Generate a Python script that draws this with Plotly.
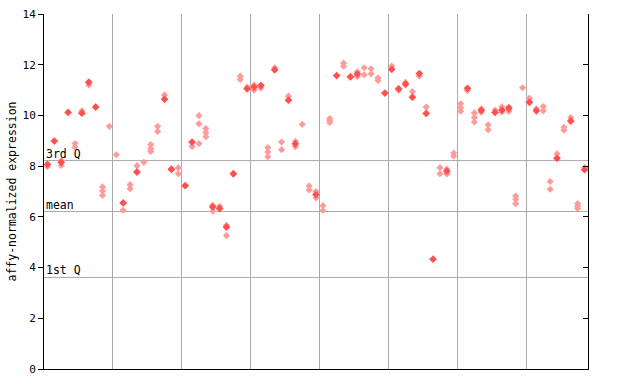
import plotly.graph_objects as go

# per-sample values (79 samples), solid markers and hatched (lighter) markers
filled = [
    [8.07], [8.99], [8.15], [10.12], [], [10.09], [11.31], [10.33], [], [],
    [], [6.55], [], [7.77], [], [], [], [10.64], [7.87], [],
    [7.23], [8.95], [], [], [6.39], [6.33], [5.6], [7.7], [], [11.05],
    [11.12], [11.18], [], [11.8], [], [10.6], [8.88], [], [], [6.88],
    [], [], [11.57], [], [11.53], [11.63], [], [], [], [10.88],
    [11.82], [11.05], [11.23], [10.72], [11.65], [10.08], [4.33], [], [7.8], [],
    [], [11.07], [], [10.2], [], [10.12], [10.21], [10.28], [], [],
    [10.52], [10.18], [], [], [8.31], [], [9.78], [], [7.86],
]
hatched = [
    [7.98], [], [8.22, 8.03], [], [8.89, 8.75], [10.18], [11.2], [], [7.18, 7.02, 6.85], [9.57],
    [8.45], [6.26], [7.27, 7.11], [8.02], [8.15], [8.85, 8.69, 8.58], [9.57, 9.37], [10.81], [7.9], [7.94, 7.7],
    [], [8.77], [9.99, 9.67, 8.89], [9.48, 9.32, 9.16], [6.46, 6.22], [6.42], [5.67, 5.26], [], [11.55, 11.42], [11.12],
    [11.2, 11.0], [11.08], [8.73, 8.56, 8.37], [11.88], [8.95, 8.65], [10.76], [8.98, 8.77], [9.65], [7.22, 7.06], [7.0, 6.75],
    [6.44, 6.25], [9.88, 9.8, 9.72], [], [12.06, 11.94], [11.5], [11.72, 11.54], [11.88, 11.6], [11.84, 11.64], [11.48, 11.38], [],
    [11.95], [11.0], [11.31], [10.94], [11.55], [10.33], [], [7.94, 7.7], [7.88, 7.69], [8.52, 8.4],
    [10.46, 10.3, 10.16], [10.98], [10.1, 9.92, 9.74], [10.26, 10.13], [9.63, 9.44], [10.21], [10.34, 10.14], [10.33, 10.16], [6.82, 6.69, 6.52], [11.09],
    [10.68], [10.26], [10.35, 10.18], [7.39, 7.09], [8.49], [9.53, 9.42], [9.92], [6.52, 6.33, 6.42], [7.95],
]
quartiles = {"3rd Q": 8.22, "mean": 6.21, "1st Q": 3.61}
group_bounds = [10, 20, 30, 40, 50, 60, 70]
y_ticks = [0, 2, 4, 6, 8, 10, 12, 14]
n_samples = len(filled)

def flatten(groups):
    xs, ys = [], []
    for i, vals in enumerate(groups):
        for v in vals:
            xs.append(i + 0.5)
            ys.append(v)
    return xs, ys

hx, hy = flatten(hatched)
fx, fy = flatten(filled)

mono = "DejaVu Sans Mono"
fig = go.Figure()
fig.add_trace(go.Scatter(x=hx, y=hy, mode="markers",
                         marker=dict(symbol="diamond", size=5.5, color="rgb(255,155,155)",
                                     line=dict(width=0)),
                         showlegend=False, hoverinfo="skip"))
fig.add_trace(go.Scatter(x=fx, y=fy, mode="markers",
                         marker=dict(symbol="diamond", size=6, color="rgb(255,80,80)",
                                     line=dict(width=0)),
                         showlegend=False, hoverinfo="skip"))
# dummy trace for right axis
fig.add_trace(go.Scatter(x=[0], y=[0], yaxis="y2", mode="markers",
                         marker=dict(opacity=0), showlegend=False, hoverinfo="skip"))

for name, v in quartiles.items():
    fig.add_shape(type="line", xref="paper", x0=0, x1=1, yref="y", y0=v, y1=v,
                  line=dict(color="#aaaaaa", width=1), layer="below")
    fig.add_annotation(xref="paper", x=0, y=v, yref="y", text=name, showarrow=False,
                       xanchor="left", yanchor="bottom", yshift=-2,
                       font=dict(family=mono, size=11.5, color="black"))

fig.add_annotation(xref="paper", yref="paper", x=0, y=0.5, xshift=-33, text="affy-normalized expression",
                   textangle=-90, showarrow=False, xanchor="center", yanchor="middle",
                   font=dict(family=mono, size=11.5, color="black"))

fig.update_layout(
    width=640, height=384,
    margin=dict(l=44, r=52, t=14, b=15, autoexpand=False),
    paper_bgcolor="white", plot_bgcolor="white",
    xaxis=dict(range=[0, n_samples], tickvals=group_bounds, showticklabels=False, ticks="",
               showgrid=True, gridcolor="#aaaaaa", gridwidth=1, zeroline=False,
               showline=True, linecolor="black", linewidth=1, mirror=False),
    yaxis=dict(range=[0, 14], tickvals=y_ticks, ticks="outside", ticklen=5, tickcolor="black",
               showgrid=False, zeroline=False, showline=True, linecolor="black", linewidth=1,
               tickfont=dict(family=mono, size=11, color="black")),
    yaxis2=dict(range=[0, 14], tickvals=y_ticks, overlaying="y", side="right", ticks="inside",
                ticklen=5, tickcolor="black", showticklabels=False, showgrid=False, zeroline=False,
                showline=True, linecolor="black", linewidth=1),
)

fig.write_html("out.html")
--*--
**Direction**
Please extract exactly the lines of the data, from the first through the line containing "import plotly.graph_objects as go", and add no pictures to the copy.

**Answer for the task**
Generate a Python script that draws this with Plotly.
import plotly.graph_objects as go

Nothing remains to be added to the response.